Latin America in View with Maria del Rosario Acosta


 Latin American Studies     Apr 24 2019 | 12:30 PM - 7:00 PM HIB137 This is the place

In the context of the Symposium "What is Art Doing for You?" organized by Faculty from Spanish & Portuguese and Comparative Literature as part of the Southern California Working Group "Hispanism/Critical Thought" which will take place on Thursday April 25, 2019, we are happy to invite you to participate and attend our Graduate Student workshop with and about the work of Professor María del Rosario Acosta (DePaul University).

This workshop is organized by the Graduate Student Reading Group on Latin American Thought "Thinking In/From Latin America", and will take place on Wednesday April 24, 2019 as a seminar style meeting with presentations and a roundtable discussion from current graduate students, faculty and with the participation of Professor Acosta.

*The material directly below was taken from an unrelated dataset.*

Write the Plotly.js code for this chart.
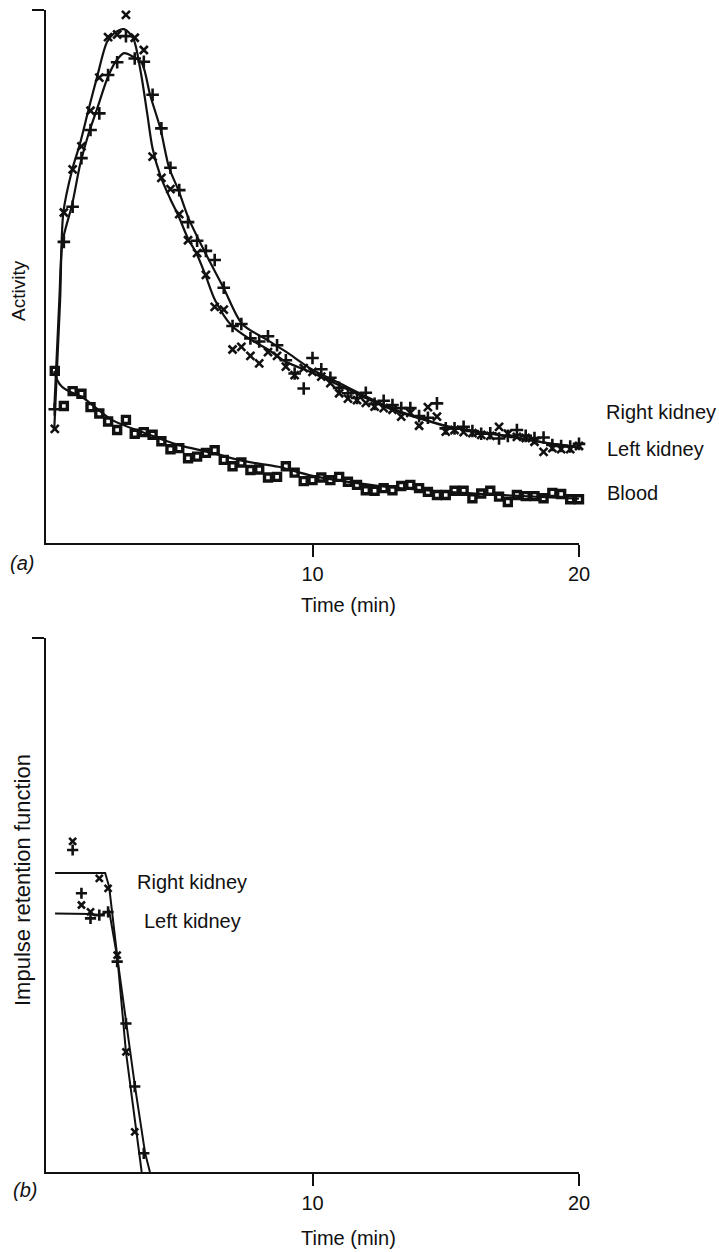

María del Rosario Acosta is a well-known Associate Professor at the Philosophy Department that was at the Universidad de los Andes, Bogotá, until December 2014, when she joined the Philosophy Department at DePaul University in Chicago. She teaches and conducts research on Romanticism and German Idealism, Aesthetics, Philosophy of Art, and Contemporary Political Philosophy. Her more recent work has also moved into the areas of memory, trauma and representations of violence with a focus on Colombian and Latin-American contexts. She used to collaborate with the Historical Memory Center in Colombia in producing reports on paramilitary violence and creating and consolidating Regional Historical Memory Groups. Some of her latest published works explore the relationship between Hegel's political philosophy and the notion of "community" within a certain contemporary French tradition (Derrida, Esposito, Nancy, and Agamben). She is also the main researcher of a project entitled "Narratives of Community: On Law and Violence," which addresses possible encounters between contemporary political philosophy and the transitional justice process in Colombia. She has now moved this expertise to Chicago in working with police torture survivors in the South Side of the city in coordination with the Chicago Torture Justice Center and the Chicago Torture Justice Memorials.